She Wore A Pretty Mask
She Wore A Pretty Mask is now available on Amazon.
No novel (at least in my experience) is easy to write. Mind you, there are the glorious days when things flow smoothly, when chapters seem to magically write themselves, but there are others (and the odds are in their favor) when it can be a real slog…when no matter how much homework you’ve done, no matter how clearly you can see the images in your head, the images stubbornly resist translation.
Usually the ideas are the easy part. It’s the turning them into a story and putting the words on the page that’s the struggle. The daily goal I set for myself is 1500 words. It isn’t often that I’m able to surpass that quota. But it happens. Sometimes. Rarely. On busy days, I’ll settle for 1000. Not ideal, but I can live with that. Anything less than that…I get cranky. It ruins the rest of the day. I’ve worked on several novels where every sentence is like giving birth to a baby elephant…stop, start, stop, start, repeat, and maybe after half an hour I’ve managed 100 words, and those last 900 to go before I can reach happiness seem to be a million miles away.

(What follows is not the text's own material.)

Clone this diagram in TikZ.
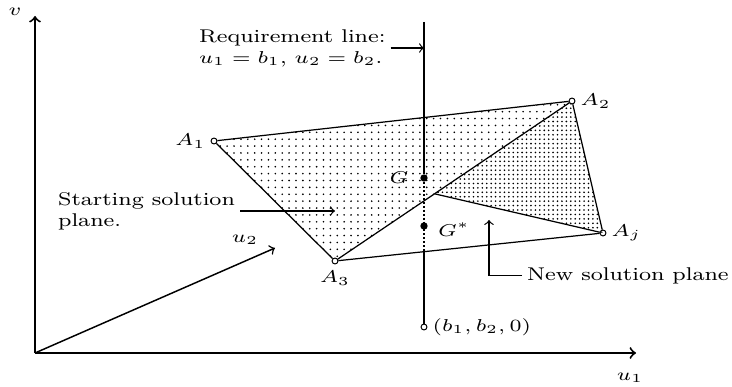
\documentclass[tikz,border=0pt]{standalone}
\usetikzlibrary{calc,patterns,positioning}

\pgfdeclarepatternformonly{sparse dots}{\pgfqpoint{-1pt}{-1pt}}{\pgfqpoint{1pt}{1pt}}{\pgfqpoint{2.8pt}{2.8pt}}%
  {\pgfpathcircle{\pgfqpoint{0pt}{0pt}}{.37pt}\pgfusepath{fill}}
\pgfdeclarepatternformonly{dense dots}{\pgfqpoint{-1pt}{-1pt}}{\pgfqpoint{1pt}{1pt}}{\pgfqpoint{1.8pt}{1.8pt}}%
  {\pgfpathcircle{\pgfqpoint{0pt}{0pt}}{.37pt}\pgfusepath{fill}}

\begin{document}
\begin{tikzpicture}[x=0.0143cm,y=-0.0143cm,
    lbl/.style={font=\fontsize{7.5}{8.6}\selectfont,xscale=1.23,inner sep=1.5pt},
    vtx/.style={circle,draw,fill=white,line width=0.4pt,inner sep=0pt,minimum size=2.4pt},
    gdot/.style={circle,fill,inner sep=0pt,minimum size=3pt},
    edge/.style={line width=0.5pt}]
  \useasboundingbox (0,0) rectangle (732,387);
  % axes
  \coordinate (O) at (35,353);
  \coordinate (U1) at (636,353);
  \coordinate (V) at (35,16);
  \coordinate (U2) at (275,248);
  \draw[line width=0.8pt,->] (O) -- (U1);
  \draw[line width=0.8pt,->] (O) -- (V);
  \draw[line width=0.6pt,->] (O) -- (U2);
  \node[lbl] (lv) at (15,12) {$v$};
  \node[lbl] (lu1) at (630,378) {$u_1$};
  \node[lbl] (lu2) at (245,240) {$u_2$};

  % planes
  \node[vtx] (A1) at (214,141) {};
  \node[vtx] (A2) at (572,101) {};
  \node[vtx] (A3) at (335,261) {};
  \node[vtx] (Aj) at (603,233) {};
  \coordinate (X) at ($(A3)!0.42!(A2)$);
  \fill[pattern=sparse dots] (A1.center) -- (A2.center) -- (A3.center) -- cycle;
  \fill[pattern=dense dots] (X) -- (A2.center) -- (Aj.center) -- cycle;
  \draw[edge] (A1) -- (A2) -- (A3) -- (A1);
  \draw[edge] (A3) -- (Aj) -- (A2);
  \draw[edge] (X) -- (Aj);
  \node[lbl,left=0pt of A1] (lA1) {$A_1$};
  \node[lbl,right=0pt of A2] (lA2) {$A_2$};
  \node[lbl,below=1pt of A3] (lA3) {$A_3$};
  \node[lbl,right=0pt of Aj] (lAj) {$A_j$};

  % requirement line
  \coordinate (Rtop) at (424,22);
  \coordinate (Rhid) at (424,251);
  \node[gdot] (G) at (424,178) {};
  \node[gdot] (Gs) at (424,226) {};
  \node[vtx] (B) at (424,327) {};
  \draw[line width=1.2pt] (Rtop) -- (G);
  \draw[line width=1.2pt,dash pattern=on 0.8pt off 0.8pt] (G) -- (Rhid);
  \draw[line width=1.2pt] (Rhid) -- (B);
  \node[lbl,left=2.5pt of G] (lG) {$G$};
  \node[lbl,right=2pt of Gs,yshift=-1.5pt] (lGs) {$G^*$};
  \node[lbl,right=0pt of B] (lB) {$(b_1,b_2,0)$};

  % notes
  \node[lbl,align=left,anchor=west] (req) at (194,48) {Requirement line:\\$u_1=b_1$, $u_2=b_2$.};
  \draw[edge,->] (req.east) -- (req.east -| Rtop);
  \coordinate (Sin) at (335,208);
  \node[lbl,align=left,anchor=west] (start) at (53,211) {Starting solution\\plane.};
  \draw[edge,->] (start.east) -- (start.east -| Sin);
  \coordinate (Nin) at (489,220);
  \node[lbl,anchor=base west] (new) at (522,280) {New solution plane};
  \draw[edge,->] (new.west) -| (Nin);
\end{tikzpicture}
\end{document}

That’s the extreme. I usually fall somewhere in the middle. The good days and the bad ones. But I usually make my 1000 to 1500 word quota. It’s really the only way to work. If you start cutting yourself slack, things only tend to get worse.
She Wore A Pretty Mask fell into the mostly good day category. There were struggles, but I managed to find the words. What turned out to be difficult on this one occurred before my fingers ever touched the keys. The idea itself was the roadblock. More specifically, developing the idea was the painstaking part of the process. I let it stew for a while. I knew the idea could work, but that I had to be careful with the execution. One false move and things could go in the crapper.

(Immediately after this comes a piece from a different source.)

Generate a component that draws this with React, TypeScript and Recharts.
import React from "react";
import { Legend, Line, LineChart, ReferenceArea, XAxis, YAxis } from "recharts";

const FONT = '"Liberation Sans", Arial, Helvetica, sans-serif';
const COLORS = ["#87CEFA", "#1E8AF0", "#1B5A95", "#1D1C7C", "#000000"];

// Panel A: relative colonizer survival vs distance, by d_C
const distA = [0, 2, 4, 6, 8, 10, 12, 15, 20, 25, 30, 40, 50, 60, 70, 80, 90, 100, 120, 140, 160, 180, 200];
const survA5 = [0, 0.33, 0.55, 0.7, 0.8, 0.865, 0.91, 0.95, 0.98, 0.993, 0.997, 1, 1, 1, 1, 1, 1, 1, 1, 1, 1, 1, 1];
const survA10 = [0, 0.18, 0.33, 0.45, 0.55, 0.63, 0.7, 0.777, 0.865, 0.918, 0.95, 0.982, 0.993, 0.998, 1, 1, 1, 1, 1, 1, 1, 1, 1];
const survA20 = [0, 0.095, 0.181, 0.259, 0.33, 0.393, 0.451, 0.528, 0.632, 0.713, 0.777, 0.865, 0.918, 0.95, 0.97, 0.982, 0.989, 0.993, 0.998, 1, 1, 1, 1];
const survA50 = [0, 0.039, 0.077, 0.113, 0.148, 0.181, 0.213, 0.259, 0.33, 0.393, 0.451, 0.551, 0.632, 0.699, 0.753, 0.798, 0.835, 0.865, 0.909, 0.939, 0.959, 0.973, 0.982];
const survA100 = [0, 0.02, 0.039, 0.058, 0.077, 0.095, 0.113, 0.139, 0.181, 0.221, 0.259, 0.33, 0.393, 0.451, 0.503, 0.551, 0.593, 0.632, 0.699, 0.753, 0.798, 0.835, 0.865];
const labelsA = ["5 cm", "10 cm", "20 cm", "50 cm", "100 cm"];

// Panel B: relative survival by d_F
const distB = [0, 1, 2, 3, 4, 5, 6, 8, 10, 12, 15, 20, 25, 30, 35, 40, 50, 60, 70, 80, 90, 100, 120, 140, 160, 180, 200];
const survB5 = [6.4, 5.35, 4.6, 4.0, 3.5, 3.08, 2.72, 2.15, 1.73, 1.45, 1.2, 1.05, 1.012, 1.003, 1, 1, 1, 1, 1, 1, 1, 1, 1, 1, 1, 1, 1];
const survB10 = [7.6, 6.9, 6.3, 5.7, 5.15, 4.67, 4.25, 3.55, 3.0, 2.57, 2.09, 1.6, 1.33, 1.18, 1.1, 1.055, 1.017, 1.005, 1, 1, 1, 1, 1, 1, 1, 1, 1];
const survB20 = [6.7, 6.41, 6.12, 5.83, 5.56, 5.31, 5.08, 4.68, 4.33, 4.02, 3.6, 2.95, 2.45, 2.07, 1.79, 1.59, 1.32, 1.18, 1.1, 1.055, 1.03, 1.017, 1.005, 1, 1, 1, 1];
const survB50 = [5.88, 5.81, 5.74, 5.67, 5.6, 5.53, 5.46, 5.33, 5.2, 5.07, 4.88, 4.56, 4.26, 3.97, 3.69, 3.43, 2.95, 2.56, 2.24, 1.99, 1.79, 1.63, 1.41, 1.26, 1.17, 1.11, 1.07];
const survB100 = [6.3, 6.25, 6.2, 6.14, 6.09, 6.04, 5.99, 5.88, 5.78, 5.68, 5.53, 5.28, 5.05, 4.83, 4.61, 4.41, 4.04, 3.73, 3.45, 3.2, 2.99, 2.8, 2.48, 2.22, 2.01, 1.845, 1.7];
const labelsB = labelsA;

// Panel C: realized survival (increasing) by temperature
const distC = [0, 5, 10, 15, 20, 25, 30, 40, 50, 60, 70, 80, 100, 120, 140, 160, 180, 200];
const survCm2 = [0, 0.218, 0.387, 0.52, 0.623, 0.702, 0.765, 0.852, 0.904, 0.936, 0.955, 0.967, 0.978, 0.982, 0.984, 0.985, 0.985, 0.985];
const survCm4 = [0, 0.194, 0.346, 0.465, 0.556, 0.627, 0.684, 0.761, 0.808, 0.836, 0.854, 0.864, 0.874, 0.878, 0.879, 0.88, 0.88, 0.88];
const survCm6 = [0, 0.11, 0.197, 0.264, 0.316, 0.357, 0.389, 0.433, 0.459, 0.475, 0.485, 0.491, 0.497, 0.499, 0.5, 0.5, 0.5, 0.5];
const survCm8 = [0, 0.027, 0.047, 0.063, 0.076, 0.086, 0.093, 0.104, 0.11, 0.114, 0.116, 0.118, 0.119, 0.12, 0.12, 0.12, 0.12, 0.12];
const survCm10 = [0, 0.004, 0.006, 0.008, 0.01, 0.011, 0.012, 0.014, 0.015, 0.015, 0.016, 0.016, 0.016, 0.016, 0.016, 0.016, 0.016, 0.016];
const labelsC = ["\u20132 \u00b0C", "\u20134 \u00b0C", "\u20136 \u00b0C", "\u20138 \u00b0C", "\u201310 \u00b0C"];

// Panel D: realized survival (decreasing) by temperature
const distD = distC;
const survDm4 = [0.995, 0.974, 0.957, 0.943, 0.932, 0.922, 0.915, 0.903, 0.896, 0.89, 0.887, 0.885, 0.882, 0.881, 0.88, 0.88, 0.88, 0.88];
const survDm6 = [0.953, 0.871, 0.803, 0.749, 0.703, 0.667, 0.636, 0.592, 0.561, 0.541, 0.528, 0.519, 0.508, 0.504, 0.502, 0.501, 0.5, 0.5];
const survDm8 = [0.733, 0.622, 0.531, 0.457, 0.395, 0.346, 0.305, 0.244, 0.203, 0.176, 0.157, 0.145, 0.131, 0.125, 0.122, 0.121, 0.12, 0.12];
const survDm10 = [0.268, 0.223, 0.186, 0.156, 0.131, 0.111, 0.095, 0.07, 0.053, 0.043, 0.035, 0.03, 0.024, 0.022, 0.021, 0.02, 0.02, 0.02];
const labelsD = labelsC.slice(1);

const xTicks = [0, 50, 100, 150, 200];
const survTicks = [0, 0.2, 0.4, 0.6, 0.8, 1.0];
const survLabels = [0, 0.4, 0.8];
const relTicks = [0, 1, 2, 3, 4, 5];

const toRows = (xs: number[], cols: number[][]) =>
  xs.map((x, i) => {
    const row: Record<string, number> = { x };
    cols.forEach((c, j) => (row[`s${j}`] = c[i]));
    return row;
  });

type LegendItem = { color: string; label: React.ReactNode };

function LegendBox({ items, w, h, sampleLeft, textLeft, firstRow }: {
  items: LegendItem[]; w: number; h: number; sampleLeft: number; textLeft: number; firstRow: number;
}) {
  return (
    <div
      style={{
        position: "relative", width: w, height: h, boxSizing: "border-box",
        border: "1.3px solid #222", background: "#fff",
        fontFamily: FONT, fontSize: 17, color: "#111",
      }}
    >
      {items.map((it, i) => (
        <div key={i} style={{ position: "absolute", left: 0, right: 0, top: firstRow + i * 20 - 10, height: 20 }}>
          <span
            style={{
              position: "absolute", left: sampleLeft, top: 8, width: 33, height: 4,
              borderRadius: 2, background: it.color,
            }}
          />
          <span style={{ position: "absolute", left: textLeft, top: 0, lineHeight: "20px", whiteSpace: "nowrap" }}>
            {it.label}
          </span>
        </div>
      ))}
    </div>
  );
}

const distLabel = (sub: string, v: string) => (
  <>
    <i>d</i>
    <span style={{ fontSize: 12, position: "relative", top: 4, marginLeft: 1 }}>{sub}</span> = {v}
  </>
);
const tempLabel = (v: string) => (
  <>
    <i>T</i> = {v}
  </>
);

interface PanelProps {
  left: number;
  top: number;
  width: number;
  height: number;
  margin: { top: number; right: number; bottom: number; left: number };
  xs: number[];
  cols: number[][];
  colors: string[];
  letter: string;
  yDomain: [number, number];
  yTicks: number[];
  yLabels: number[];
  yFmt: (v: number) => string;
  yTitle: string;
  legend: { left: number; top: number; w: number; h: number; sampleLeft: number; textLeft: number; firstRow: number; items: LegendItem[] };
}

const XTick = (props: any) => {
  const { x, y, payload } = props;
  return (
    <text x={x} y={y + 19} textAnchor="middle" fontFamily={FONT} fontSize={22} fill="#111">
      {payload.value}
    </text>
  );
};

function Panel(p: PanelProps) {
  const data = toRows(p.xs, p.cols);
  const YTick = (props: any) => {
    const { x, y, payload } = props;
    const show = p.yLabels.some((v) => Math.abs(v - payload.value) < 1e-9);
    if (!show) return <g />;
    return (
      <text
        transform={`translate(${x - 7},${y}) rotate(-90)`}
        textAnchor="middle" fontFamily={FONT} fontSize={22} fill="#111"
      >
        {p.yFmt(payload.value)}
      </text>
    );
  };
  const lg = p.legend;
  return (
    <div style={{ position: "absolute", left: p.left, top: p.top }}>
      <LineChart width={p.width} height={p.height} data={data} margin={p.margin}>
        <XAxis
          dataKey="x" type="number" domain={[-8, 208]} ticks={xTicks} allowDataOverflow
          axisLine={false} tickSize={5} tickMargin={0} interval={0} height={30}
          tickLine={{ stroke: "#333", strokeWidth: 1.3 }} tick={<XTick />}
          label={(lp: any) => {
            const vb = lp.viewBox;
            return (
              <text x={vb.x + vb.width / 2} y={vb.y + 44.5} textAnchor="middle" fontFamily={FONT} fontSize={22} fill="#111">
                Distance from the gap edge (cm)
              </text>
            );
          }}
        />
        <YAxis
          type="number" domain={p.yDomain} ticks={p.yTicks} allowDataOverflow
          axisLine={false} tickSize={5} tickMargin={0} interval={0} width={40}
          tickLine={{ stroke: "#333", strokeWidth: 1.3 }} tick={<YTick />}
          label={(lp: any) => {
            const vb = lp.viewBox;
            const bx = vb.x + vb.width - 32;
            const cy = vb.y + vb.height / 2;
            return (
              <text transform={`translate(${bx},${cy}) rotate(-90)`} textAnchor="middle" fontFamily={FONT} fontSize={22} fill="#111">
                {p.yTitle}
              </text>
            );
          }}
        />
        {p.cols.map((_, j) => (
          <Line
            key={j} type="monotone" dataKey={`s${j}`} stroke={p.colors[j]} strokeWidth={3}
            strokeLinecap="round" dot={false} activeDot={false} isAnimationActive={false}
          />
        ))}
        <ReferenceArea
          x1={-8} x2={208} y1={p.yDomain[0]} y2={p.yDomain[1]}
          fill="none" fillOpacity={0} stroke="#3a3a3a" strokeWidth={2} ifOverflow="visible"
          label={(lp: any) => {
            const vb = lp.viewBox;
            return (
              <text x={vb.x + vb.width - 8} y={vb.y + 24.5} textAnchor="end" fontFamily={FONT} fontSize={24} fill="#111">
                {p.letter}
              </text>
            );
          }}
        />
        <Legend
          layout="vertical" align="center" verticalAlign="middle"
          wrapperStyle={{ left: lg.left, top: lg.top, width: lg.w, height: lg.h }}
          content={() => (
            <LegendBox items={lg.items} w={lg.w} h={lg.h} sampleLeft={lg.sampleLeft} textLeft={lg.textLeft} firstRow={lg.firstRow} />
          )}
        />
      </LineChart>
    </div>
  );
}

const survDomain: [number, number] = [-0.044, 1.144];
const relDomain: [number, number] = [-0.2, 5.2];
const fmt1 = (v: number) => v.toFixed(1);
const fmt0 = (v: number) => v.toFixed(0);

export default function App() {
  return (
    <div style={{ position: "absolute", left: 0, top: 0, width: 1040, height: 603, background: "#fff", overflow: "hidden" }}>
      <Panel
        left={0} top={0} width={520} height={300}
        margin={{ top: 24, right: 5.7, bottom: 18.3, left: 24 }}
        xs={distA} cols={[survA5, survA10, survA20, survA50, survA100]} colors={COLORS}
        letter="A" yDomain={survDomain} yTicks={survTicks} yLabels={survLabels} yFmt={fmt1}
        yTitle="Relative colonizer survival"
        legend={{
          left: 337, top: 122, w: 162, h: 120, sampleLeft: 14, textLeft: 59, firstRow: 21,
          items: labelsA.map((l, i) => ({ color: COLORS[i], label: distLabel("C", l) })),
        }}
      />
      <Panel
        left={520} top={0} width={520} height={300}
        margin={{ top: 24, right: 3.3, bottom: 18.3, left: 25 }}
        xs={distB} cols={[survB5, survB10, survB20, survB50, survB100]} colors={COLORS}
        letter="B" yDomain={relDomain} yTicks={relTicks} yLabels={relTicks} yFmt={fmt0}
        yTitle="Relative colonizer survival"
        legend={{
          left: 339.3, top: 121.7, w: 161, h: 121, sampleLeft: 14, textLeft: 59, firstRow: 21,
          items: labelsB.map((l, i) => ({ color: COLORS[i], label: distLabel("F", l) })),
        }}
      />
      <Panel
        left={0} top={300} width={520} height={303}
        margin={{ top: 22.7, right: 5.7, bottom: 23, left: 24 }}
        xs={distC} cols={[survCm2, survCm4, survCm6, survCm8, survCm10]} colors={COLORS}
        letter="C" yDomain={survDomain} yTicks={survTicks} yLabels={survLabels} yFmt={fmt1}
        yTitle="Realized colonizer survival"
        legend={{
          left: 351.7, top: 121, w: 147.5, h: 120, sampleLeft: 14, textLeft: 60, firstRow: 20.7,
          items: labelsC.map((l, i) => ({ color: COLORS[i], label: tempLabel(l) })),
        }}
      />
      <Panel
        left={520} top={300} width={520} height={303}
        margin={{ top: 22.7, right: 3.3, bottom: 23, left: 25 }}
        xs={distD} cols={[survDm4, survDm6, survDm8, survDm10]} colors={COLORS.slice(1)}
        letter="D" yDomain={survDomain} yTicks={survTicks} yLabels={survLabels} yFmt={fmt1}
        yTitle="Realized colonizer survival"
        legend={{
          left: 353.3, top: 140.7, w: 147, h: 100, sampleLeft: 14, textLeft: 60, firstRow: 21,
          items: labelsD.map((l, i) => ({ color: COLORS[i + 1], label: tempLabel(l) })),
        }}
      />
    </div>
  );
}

So, stuck as I was, I did what I often do at times like that – I reached out to my friend Mikko Piekkala. Mig has been a good friend of mine for the last 20 years. There have been times that we’ve fallen out of touch for years at a time, but when we pick up a conversation again, it seems like it’s only been a couple of hours. I told him about my idea, and we batted it around for a while, attacked it from different angles, Mig serving as my sounding board, making suggestions, and usually by the time we’re finished, I’ve decided on the path I want to take.
(Mig – Thanks for that, old friend).
Anyway, I made it. It’s out there. I hope you enjoy it. – JWB
Here’s the blurb:
When evil invades the sleepy little town of Crater Lake, Iowa, a rookie sheriff goes on the hunt for a serial killer who is murdering young girls by staking them through the heart and decapitating them. But that’s not all – before killing them, he first drains their blood.
After enlisting the help of a female FBI profiler, Sheriff Nathan Murphy begins a descent into darkness as the investigation leads them down a trail of the supernatural. They soon discover they may not be dealing with something human at all, for their suspect may be far older and far more dangerous.
The first victim may be the key to unraveling the mystery. A girl whose death doesn’t fit the killer’s M.O. A girl who is pulled out of the lake with a strange mask covering her face.
What is the killer’s connection with the Unknown Girl of the Seine? Are they chasing a serial killer or a vampire? Whichever it is, Nathan knows one thing for certain…they are hunting a monster.